WORK INSTRUCTIONS -> Find each line containing the string "chart" and return it.

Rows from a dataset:
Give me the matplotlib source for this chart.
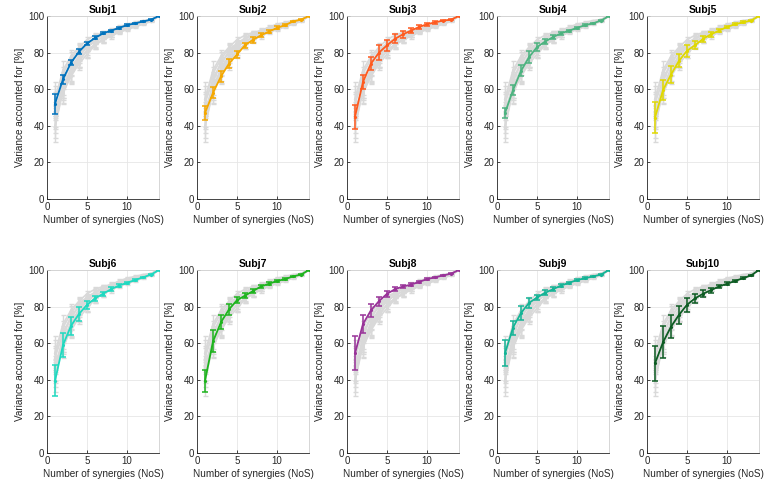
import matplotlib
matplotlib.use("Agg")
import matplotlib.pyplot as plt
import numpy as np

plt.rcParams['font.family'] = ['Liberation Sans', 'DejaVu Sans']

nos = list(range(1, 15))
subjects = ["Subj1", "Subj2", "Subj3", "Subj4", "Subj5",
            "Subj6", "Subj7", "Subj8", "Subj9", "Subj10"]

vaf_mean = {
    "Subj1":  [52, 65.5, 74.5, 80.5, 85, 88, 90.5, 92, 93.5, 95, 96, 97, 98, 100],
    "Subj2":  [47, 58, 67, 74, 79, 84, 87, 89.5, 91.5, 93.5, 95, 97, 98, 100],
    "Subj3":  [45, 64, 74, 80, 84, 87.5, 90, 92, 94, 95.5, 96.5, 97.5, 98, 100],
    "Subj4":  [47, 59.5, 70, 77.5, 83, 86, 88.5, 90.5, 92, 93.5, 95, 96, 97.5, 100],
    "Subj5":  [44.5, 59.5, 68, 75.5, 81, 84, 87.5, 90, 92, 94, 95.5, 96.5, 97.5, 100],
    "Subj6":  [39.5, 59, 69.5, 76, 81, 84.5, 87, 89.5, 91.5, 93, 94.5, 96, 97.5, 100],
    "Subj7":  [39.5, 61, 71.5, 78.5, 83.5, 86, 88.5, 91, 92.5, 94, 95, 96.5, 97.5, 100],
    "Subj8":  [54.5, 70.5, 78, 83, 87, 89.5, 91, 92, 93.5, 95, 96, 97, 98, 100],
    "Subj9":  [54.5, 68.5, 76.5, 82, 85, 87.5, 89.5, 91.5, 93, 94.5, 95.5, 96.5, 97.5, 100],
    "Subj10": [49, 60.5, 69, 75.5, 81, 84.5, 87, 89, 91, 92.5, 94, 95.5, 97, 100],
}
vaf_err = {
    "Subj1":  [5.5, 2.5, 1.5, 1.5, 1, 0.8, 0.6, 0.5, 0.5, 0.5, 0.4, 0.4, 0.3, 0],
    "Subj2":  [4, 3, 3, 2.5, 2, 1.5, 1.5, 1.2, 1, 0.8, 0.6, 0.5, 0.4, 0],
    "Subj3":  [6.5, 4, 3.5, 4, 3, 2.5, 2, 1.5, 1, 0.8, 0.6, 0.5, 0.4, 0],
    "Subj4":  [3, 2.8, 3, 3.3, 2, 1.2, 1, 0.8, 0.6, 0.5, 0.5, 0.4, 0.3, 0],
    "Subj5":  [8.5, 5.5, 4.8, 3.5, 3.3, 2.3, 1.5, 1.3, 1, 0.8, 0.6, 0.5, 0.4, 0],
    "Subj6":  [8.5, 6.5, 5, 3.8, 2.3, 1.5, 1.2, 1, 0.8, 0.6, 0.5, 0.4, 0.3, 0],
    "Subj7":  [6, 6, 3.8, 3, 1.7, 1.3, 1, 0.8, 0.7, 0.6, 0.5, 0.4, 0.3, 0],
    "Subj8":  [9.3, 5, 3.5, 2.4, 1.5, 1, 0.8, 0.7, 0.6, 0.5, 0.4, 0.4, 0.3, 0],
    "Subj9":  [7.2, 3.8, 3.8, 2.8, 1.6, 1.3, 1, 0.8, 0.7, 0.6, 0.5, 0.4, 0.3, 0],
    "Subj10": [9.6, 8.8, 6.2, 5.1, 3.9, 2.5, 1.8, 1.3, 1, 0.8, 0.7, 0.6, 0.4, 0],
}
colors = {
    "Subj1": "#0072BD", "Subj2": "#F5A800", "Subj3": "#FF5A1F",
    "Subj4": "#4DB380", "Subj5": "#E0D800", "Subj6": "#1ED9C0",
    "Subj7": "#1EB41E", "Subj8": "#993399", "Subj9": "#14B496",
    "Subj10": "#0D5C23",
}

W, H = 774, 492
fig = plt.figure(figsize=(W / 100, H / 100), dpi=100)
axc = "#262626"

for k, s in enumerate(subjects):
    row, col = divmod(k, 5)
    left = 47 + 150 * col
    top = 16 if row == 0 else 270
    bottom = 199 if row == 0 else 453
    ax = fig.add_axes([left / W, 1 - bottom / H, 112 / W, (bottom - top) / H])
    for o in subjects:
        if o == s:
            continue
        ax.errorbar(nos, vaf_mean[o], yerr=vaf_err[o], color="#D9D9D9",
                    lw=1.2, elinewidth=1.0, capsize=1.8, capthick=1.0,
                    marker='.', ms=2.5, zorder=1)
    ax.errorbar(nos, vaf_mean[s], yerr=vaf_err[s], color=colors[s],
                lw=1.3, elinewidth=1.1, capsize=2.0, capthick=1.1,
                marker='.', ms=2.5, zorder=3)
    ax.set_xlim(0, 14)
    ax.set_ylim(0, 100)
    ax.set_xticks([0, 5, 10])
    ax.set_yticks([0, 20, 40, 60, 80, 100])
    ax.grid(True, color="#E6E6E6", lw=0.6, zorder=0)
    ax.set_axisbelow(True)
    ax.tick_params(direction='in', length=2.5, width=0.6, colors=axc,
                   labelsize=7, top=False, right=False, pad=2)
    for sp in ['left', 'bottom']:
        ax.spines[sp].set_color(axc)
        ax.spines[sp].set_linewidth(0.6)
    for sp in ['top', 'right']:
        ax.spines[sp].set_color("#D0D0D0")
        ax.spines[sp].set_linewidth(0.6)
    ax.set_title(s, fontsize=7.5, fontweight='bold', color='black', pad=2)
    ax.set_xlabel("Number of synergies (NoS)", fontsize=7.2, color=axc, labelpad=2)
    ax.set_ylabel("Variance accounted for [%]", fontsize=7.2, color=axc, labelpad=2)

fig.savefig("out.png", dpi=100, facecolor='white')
==
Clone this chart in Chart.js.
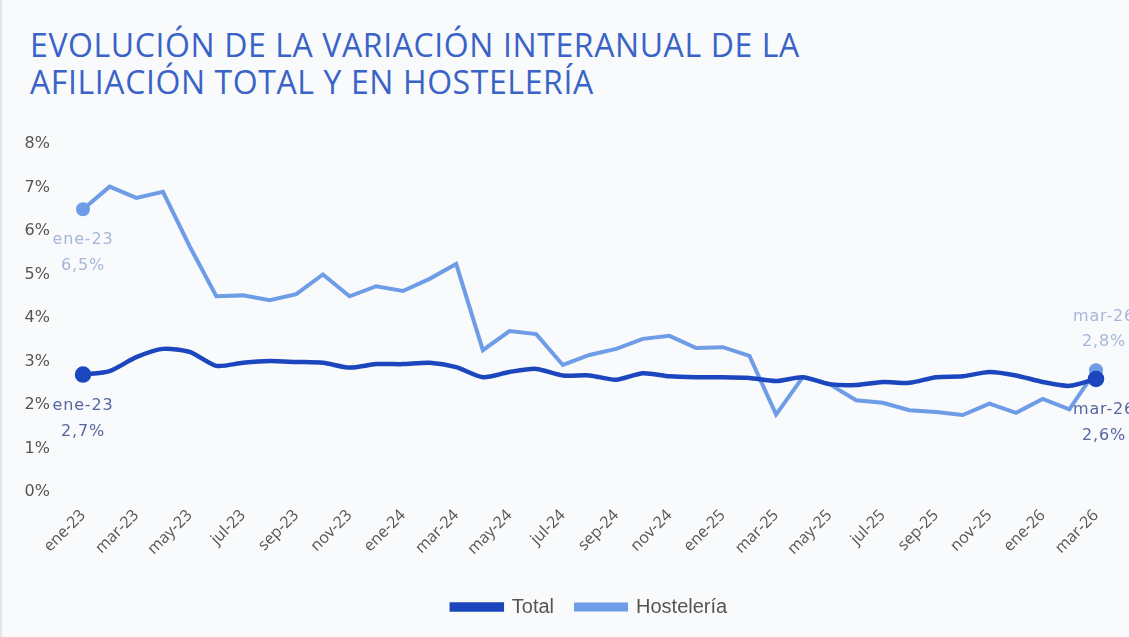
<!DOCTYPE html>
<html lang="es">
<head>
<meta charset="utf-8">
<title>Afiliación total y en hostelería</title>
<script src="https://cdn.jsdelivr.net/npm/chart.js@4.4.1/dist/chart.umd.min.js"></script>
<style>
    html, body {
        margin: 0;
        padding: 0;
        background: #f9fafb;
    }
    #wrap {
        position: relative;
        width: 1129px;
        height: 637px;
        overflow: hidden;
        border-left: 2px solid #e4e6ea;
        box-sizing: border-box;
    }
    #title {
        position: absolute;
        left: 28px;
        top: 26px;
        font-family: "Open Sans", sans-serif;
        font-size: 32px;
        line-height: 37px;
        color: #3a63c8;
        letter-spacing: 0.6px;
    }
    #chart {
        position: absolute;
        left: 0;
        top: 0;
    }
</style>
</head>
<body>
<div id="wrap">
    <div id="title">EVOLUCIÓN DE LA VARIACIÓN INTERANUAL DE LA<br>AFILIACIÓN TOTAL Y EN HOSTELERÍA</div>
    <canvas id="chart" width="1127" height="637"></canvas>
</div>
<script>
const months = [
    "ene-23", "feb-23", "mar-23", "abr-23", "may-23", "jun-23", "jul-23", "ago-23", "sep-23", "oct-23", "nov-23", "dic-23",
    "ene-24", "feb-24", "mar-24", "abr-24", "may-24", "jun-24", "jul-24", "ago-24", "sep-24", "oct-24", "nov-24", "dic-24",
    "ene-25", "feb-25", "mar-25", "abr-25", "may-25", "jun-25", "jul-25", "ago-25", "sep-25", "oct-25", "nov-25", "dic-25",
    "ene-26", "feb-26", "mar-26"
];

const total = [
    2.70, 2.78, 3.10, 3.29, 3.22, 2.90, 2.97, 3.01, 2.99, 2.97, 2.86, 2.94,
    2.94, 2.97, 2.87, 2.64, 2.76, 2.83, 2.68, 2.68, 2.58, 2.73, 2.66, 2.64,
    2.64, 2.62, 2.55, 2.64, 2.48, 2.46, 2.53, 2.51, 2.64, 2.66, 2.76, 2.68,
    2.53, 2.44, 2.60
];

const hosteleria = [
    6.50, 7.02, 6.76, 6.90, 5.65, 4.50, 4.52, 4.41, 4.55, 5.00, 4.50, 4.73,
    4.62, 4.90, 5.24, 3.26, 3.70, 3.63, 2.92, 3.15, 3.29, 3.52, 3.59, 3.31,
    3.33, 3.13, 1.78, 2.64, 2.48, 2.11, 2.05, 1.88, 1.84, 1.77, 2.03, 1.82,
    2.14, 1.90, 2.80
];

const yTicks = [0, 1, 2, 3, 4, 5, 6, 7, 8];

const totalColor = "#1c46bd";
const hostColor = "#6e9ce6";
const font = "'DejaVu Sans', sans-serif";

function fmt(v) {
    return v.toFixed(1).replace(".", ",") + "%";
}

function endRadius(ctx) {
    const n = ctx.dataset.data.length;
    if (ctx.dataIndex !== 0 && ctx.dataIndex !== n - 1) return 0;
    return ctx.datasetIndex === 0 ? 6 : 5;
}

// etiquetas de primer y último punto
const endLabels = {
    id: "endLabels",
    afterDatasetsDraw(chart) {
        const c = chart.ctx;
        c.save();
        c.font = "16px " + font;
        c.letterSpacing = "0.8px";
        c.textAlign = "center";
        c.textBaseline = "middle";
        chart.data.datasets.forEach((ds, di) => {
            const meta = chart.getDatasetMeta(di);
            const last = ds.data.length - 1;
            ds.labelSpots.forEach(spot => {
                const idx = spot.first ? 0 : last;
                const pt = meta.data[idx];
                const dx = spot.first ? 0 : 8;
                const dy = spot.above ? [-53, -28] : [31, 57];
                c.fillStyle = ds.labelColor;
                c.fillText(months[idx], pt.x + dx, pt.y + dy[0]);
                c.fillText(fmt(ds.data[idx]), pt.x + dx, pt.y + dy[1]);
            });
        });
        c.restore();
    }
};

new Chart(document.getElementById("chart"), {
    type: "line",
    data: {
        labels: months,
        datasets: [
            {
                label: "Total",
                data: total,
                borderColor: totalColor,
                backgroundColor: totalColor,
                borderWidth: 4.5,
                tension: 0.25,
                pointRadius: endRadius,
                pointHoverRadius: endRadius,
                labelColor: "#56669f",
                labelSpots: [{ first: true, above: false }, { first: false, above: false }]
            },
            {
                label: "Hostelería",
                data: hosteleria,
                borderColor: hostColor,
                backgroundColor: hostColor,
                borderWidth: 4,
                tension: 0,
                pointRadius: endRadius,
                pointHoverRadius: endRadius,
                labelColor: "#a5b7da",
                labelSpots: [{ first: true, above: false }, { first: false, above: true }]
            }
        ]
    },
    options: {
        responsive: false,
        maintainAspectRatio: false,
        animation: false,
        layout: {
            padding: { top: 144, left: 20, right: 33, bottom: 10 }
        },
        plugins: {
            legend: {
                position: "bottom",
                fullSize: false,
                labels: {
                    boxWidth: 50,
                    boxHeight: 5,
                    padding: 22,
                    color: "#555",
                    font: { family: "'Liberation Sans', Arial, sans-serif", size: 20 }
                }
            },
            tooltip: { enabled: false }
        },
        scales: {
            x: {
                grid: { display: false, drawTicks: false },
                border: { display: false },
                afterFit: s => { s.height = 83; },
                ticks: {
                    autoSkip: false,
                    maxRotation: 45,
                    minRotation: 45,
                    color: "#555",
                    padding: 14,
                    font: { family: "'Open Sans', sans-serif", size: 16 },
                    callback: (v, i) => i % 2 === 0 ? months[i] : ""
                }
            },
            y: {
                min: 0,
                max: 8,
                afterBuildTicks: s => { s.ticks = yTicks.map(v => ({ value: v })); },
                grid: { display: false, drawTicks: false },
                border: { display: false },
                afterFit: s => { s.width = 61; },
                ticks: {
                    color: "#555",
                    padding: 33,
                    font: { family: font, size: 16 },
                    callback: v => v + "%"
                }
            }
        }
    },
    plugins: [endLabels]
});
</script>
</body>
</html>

ANSWER TO THIS TASK ->
Give me the matplotlib source for this chart.
Clone this chart in Chart.js.
<script src="https://cdn.jsdelivr.net/npm/chart.js@4.4.1/dist/chart.umd.min.js"></script>
    #chart {
    <canvas id="chart" width="1127" height="637"></canvas>
    afterDatasetsDraw(chart) {
        const c = chart.ctx;
        chart.data.datasets.forEach((ds, di) => {
            const meta = chart.getDatasetMeta(di);
new Chart(document.getElementById("chart"), {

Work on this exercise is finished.